Because of the ingredients involved, and if you hope to keep the meat separate from the tofu, you may want to prepare the dish ahead of time and bring your BBQ goodness along to the party.
The BBQ tofu recipe is not only vegan, it can be made gluten-free if you use wheat-free soy sauce. If you cannot locate a wheat-free soy sauce, a bouillon cube can be used as a substitute for the soy sauce component.
Ingredients for the Main Dish
- 1/2 small onion
- 1/2 lime
- Corn oil
Ingredients for Sauce
- Tomato paste
- Dark molasses
- Soy sauce or veggie bouillon
- Thai curry
Combine mirin, tomato paste, soy sauce (or bouillon) and dark molasses first. Take a half-cup measure, and fill it about a third full of mirin. Add one big tablespoon of molasses. Put in a cube of veggie bouillon (or if it’s jar-type, one big teaspoon) or add the equivalent amount of soy sauce. Fill the half-cup the rest of the way with tomato paste. Transfer to a bowl, stir well and sample the flavor*. Add 1/8 teaspoon each of dried basil and dried oregano. Add 1/2 teaspoon of curry paste. Stir well. These are estimated measurements based on creating half a cup of sauce. Cooks can fine-tune to suit individual taste, and the amounts can be multiplied to create a larger batch.
*Tasting the sauce before you add the remainder of the ingredients is a vital step, as you can tell if it’s too sweet or too salty and make an adjustment. The sauce will be pretty stout, but the tofu mellows it out. If you do not use soy sauce, you might want to cut back on tomato paste or add mirin. The mirin boils away after you simmer the sauce with the tofu, but it leaves a sweet flavor behind.
Drain and slice the tofu. Add corn oil to a hot frying pan, and sear the tofu until it browns on at least two sides. Add a little chopped onion and garlic to the pan with the tofu. Squeeze half a lime over the top of the contents after the onion and garlic have cooked about one minute. Once the onions turn clear and the garlic appears soft and cooked, add the sauce. Toss everything to coat the tofu; heat until the ingredients start to caramelize.
For a sauce more like the consistency of a spaghetti sauce, substitute tomato sauce for tomato paste. The tomato paste-based sauce has a more tart flavor and produces a thicker, more traditional sticky BBQ sauce.
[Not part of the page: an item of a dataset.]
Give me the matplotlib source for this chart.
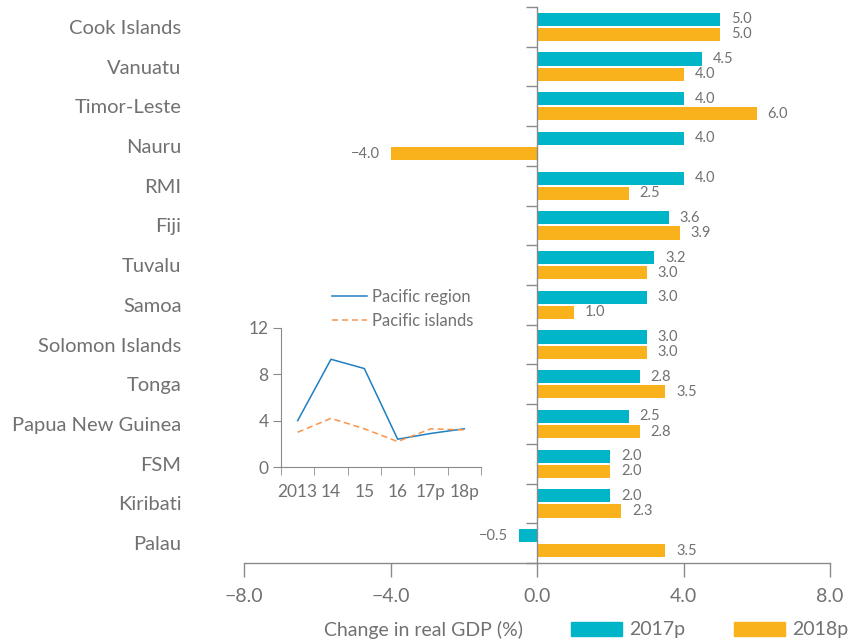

For a couple of years in the 70’s I lived extremely cheaply, surviving mostly on rice, alfalfa sprouts and tofu. I made my own tofu from beans I bought at the House of Rice in Seattle’s University district. I got to know tofu very well and found it a fascinating food. I’m still surprised that many westerners haven’t learned to cook with it. The main thing to know about tofu is that it’s overwhelmingly powerful, in a bland way. The Chinese cooking system I learned used five flavors, although I don’t limit my cooking to that. Seems like when I do it works out better, though. The five primary flavors are: Spice, Salt, Sweet, Sour and Bland. Bland is the tofu. If something is shockingly overspiced, just add some tofu to it and it settles down. But, eat tofu by itself and it’ll knock you on your keester with bland. The only genuine flavor comes from the ingredient used to curdle the soy milk, so different types of tofu taste slightly different according to whether they were made with epsom salts, vinegar, or nigari. Many commercial brands use epsom salts, and adding a dash of vinegar as you finish cooking the tofu gives the tofu some welcome tartness and flavor. This recipe has plenty of flavors and should taste pretty stout when you sample the sauce by itself. Added to the tofu, it’s a nicely balanced recipe. On a sandwich, you’ll find it regretful.
“Always make a point of tasting them before sending to table, for if not sufficiently salted they are very insipid.” Bowdich, Mrs. (2009-10-04). New Vegetarian Dishes (Kindle Locations 67-68). Public Domain Books. Kindle Edition.